Stoian, Marchetti Lamera e Carboni nello Studio La Città

Gli spazi della galleria veronese diventano terreno di confronto per ricerche contemporanee eterogenee, ispirate da questioni esistenziali e ambientali

«Codri Earthquake 7"» (2015), di Victoria Stoian
Camilla Bertoni |  | Verona

L’eterogeneità, stilistica e mediatica, dell’arte contemporanea trova piena espressione nelle grandi tele astratte di Victoria Stoian, nelle installazioni bidimensionali di Antonio Marchetti Lamera e nei dipinti, fortemente caratterizzati dal loro stesso disegno, di Luigi Carboni.
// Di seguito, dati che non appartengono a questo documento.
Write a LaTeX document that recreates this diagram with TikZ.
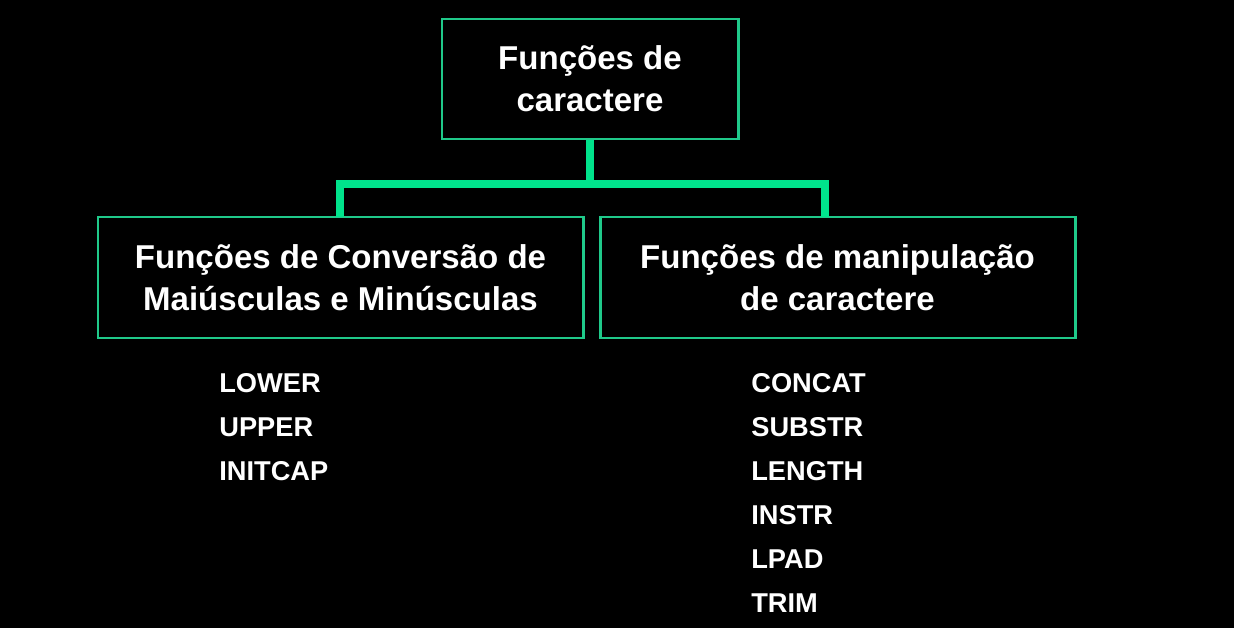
\documentclass[tikz,border=0pt]{standalone}
\usepackage{fontspec}
\setmainfont{Liberation Sans}
\usetikzlibrary{positioning}

\definecolor{boxgreen}{HTML}{1FC98A}
\definecolor{linegreen}{HTML}{00E38C}

\tikzset{
    catbox/.style={draw=boxgreen, line width=1.7pt, text=white, align=center,
        font=\bfseries\fontsize{18.8}{24}\selectfont, inner sep=0pt},
    branch/.style={draw=linegreen, line width=4.5pt},
    fnitem/.style={text=white, anchor=base west, inner sep=0pt,
        font=\bfseries\fontsize{15.5}{18}\selectfont}
}

\begin{document}
\begin{tikzpicture}[x=0.02cm,y=-0.02cm]

    % page and background
    \useasboundingbox (0,0) rectangle (1234,628);
    \fill[black] (0,0) rectangle (1234,628);

    % top category
    \node[catbox, minimum width=296*0.02cm, minimum height=120*0.02cm] (root) at (590,79) {Funções de\\caractere};

    % sub categories
    \node[catbox, minimum width=485*0.02cm, minimum height=121*0.02cm] (conv) at (340.5,277.5) {Funções de Conversão de\\Maiúsculas e Minúsculas};
    \node[catbox, minimum width=475*0.02cm, minimum height=121*0.02cm] (manip) at (837.5,277.5) {Funções de manipulação\\de caractere};

    % connector
    \coordinate (split) at (590,184);
    \coordinate (convtop) at (340,217);
    \coordinate (maniptop) at (825,217);
    \draw[branch] (root.south) -- (split);
    \draw[branch] (convtop) |- (split) -| (maniptop);

    % conversion functions
    \foreach \fn [count=\i] in {LOWER,UPPER,INITCAP}
        \node[fnitem] (conv\i) at (219,348+44*\i) {\fn};

    % manipulation functions
    \foreach \fn [count=\i] in {CONCAT,SUBSTR,LENGTH,INSTR,LPAD,TRIM}
        \node[fnitem] (manip\i) at (751,348+44*\i) {\fn};

\end{tikzpicture}
\end{document}
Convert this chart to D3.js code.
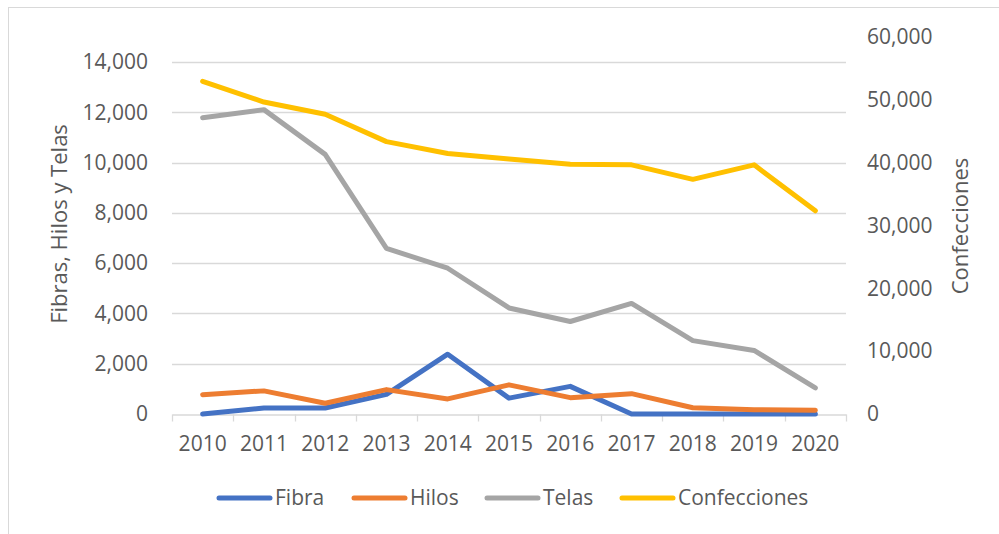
<!DOCTYPE html>
<html>
<head>
<meta charset="utf-8">
<script src="https://cdn.jsdelivr.net/npm/d3@7"></script>
<style>
  html, body { margin: 0; padding: 0; background: #fff; }
  svg { display: block; font-family: "Open Sans", sans-serif; }
</style>
</head>
<body>
<div id="chart"></div>
<script>
// ---- Data ----
const years = ['2010', '2011', '2012', '2013', '2014', '2015', '2016', '2017', '2018', '2019', '2020'];
const fibra = [0, 240, 240, 780, 2380, 630, 1100, 0, 0, 0, 0];
const hilos = [770, 920, 430, 970, 600, 1160, 650, 810, 250, 170, 150];
const telas = [11790, 12110, 10330, 6590, 5800, 4220, 3680, 4400, 2920, 2530, 1040];
const confecciones = [52950, 49650, 47700, 43350, 41450, 40600, 39750, 39650, 37350, 39650, 32350];
const leftTicks = [0, 2000, 4000, 6000, 8000, 10000, 12000, 14000];
const rightTicks = [0, 10000, 20000, 30000, 40000, 50000, 60000];

const W = 999, H = 534;
const plot = { left: 172, right: 846, top: 37, bottom: 414 };
const textColor = '#595959';
const gridColor = '#D9D9D9';

const svg = d3.select('#chart').append('svg')
  .attr('width', W).attr('height', H);

// chart border
svg.append('rect')
  .attr('x', 8.5).attr('y', 7.5)
  .attr('width', 1000).attr('height', 540)
  .attr('fill', 'none').attr('stroke', '#D9D9D9').attr('stroke-width', 1);

// ---- Scales ----
const x = d3.scaleBand().domain(years).range([plot.left, plot.right]);
const cx = d => x(d) + x.bandwidth() / 2;
const yL = d3.scaleLinear().domain([0, 15000]).range([plot.bottom, plot.top]);
const yR = d3.scaleLinear().domain([0, 60000]).range([plot.bottom, plot.top]);
const fmt = d3.format(',');

// ---- Grid ----
svg.append('g')
  .selectAll('line').data(leftTicks.filter(d => d > 0)).join('line')
  .attr('x1', plot.left).attr('x2', plot.right)
  .attr('y1', d => Math.round(yL(d)) + 0.5).attr('y2', d => Math.round(yL(d)) + 0.5)
  .attr('stroke', gridColor).attr('stroke-width', 1.3);

// ---- Axes ----
const gx = svg.append('g')
  .attr('transform', `translate(0,${Math.round(plot.bottom) + 0.5})`)
  .call(d3.axisBottom(x).tickSize(0).tickPadding(22))
  .call(g => g.select('.domain').attr('stroke', gridColor).attr('stroke-width', 1.3));
gx.selectAll('text').attr('font-size', '21px').attr('fill', textColor)
  .attr('font-family', '"Open Sans", sans-serif');
// tick marks at category boundaries
gx.append('g').selectAll('line')
  .data(years.map(d => x(d)).concat([plot.right])).join('line')
  .attr('x1', d => Math.round(d) + 0.5).attr('x2', d => Math.round(d) + 0.5)
  .attr('y1', 0).attr('y2', 7)
  .attr('stroke', gridColor).attr('stroke-width', 1.3);

const gl = svg.append('g')
  .attr('transform', `translate(${plot.left},0)`)
  .call(d3.axisLeft(yL).tickValues(leftTicks).tickSize(0).tickPadding(24).tickFormat(fmt))
  .call(g => g.select('.domain').remove());
gl.selectAll('text').attr('font-size', '21px').attr('fill', textColor)
  .attr('font-family', '"Open Sans", sans-serif');

const gr = svg.append('g')
  .attr('transform', `translate(${plot.right},0)`)
  .call(d3.axisRight(yR).tickValues(rightTicks).tickSize(0).tickPadding(21).tickFormat(fmt))
  .call(g => g.select('.domain').remove());
gr.selectAll('text').attr('font-size', '21px').attr('fill', textColor)
  .attr('font-family', '"Open Sans", sans-serif');

// ---- Axis titles ----
svg.append('text')
  .attr('transform', 'translate(67,224) rotate(-90)')
  .attr('text-anchor', 'middle')
  .attr('font-size', '22px').attr('fill', textColor)
  .text('Fibras, Hilos y Telas');

svg.append('text')
  .attr('transform', 'translate(968,226) rotate(-90)')
  .attr('text-anchor', 'middle')
  .attr('font-size', '22px').attr('fill', textColor)
  .text('Confecciones');

// ---- Lines ----
const series = [
  { name: 'Fibra', values: fibra, color: '#4472C4', y: yL },
  { name: 'Hilos', values: hilos, color: '#ED7D31', y: yL },
  { name: 'Telas', values: telas, color: '#A5A5A5', y: yL },
  { name: 'Confecciones', values: confecciones, color: '#FFC000', y: yR }
];

series.forEach(s => {
  const line = d3.line()
    .x((_, i) => cx(years[i]))
    .y(d => s.y(d));
  svg.append('path')
    .datum(s.values)
    .attr('d', line)
    .attr('fill', 'none')
    .attr('stroke', s.color)
    .attr('stroke-width', 5)
    .attr('stroke-linejoin', 'round')
    .attr('stroke-linecap', 'round');
});

// ---- Legend ----
const legendX = [217, 352, 485, 620];
const legend = svg.append('g');
series.forEach((s, i) => {
  const lx = legendX[i];
  legend.append('line')
    .attr('x1', lx + 2).attr('x2', lx + 53)
    .attr('y1', 498).attr('y2', 498)
    .attr('stroke', s.color).attr('stroke-width', 5)
    .attr('stroke-linecap', 'round');
  legend.append('text')
    .attr('x', lx + 58).attr('y', 498)
    .attr('dy', '0.35em')
    .attr('font-size', '21px').attr('fill', textColor)
    .text(s.name);
});
</script>
</body>
</html>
Sono proprio le opere di questi autori protagoniste delle tre mostre che da sabato 28 gennaio inaugurano presso Studio la Città e che saranno visitabili fino all’11 marzo («Luigi Carboni. Come code di lucertole», «Victoria Stoian. CodNis» e «Antonio Marchetti Lamera. Eclissi e riflessi. La rivoluzione di Aristarco»). Se un filo conduttore può essere individuato in questa molteplice scelta espositiva con cui la storica galleria veronese apre il programma del nuovo anno, questo sembra potersi leggere nelle forze primigenie che regolano i processi esistenziali e ambientali.

Nata in Moldavia nel 1987, torinese d’adozione dal 2009, Victoria Stoian, la cui mostra è realizzata in collaborazione con la galleria Peola Simondi, dedica le opere del ciclo «Codri Earthquake» alle devastazioni delle foreste Codri a causa del terremoto che ha colpito la Moldavia nel 2011.

Se in questo caso le sue sono elaborazioni astratte della violenza delle forze naturali, nella serie «Nistru-Confines» le tensioni riprodotte sono frutto delle azioni umane, in particolare dalle vicende militari, politiche e sociali che hanno segnato la storia degli ultimi decenni della regione della Transnistria.

Il tema del tempo, nella relazione tra quello umano e quello cosmico, è sondato invece nelle opere di Antonio Marchetti Lamera, originario della provincia di Bergamo dove è nato nel 1964. «Cronos», «Gea», «Elio» e «Trame d’ombra» sono le quattro installazioni che alludono agli «elementi che ricreano un orologio solare», come scrive il curatore Matteo Galbiati, orologio che scandisce il tempo umano e che si genera attraverso l’interazione di luce, ombra, movimento della terra e dei corpi cosmici.

Pesarese, classe 1957, Luigi Carboni dipinge tele di grandi dimensioni nelle quali l’energia creativa si sprigiona dal dialogo serrato tra disegno e pittura. Le tredici opere del ciclo «Ridisegnare», nato nel 2019, recano segni grafici che emergono con forza e che restituiscono al disegno una specifica funzione espressiva, tutt’altro che ausiliaria.

Protagonisti delle composizioni sono corpi disgregati, un’umanità resa frammentaria dall’ambiente da lei stesso creato, denso all’eccesso di stimoli visivi e forzato da ritmi incalzanti. L’artista le definisce «opere che mettono in discussione la forma nell’istante del suo rivelarsi, tentativo di fissare qualcosa che ogni volta fallisce» E a proposito del tratto che anima le tele aggiunge: «Il segno sulla superficie si complica, si infittisce, segni urgenti, segni pulsanti, che si agitano “come code di lucertole”».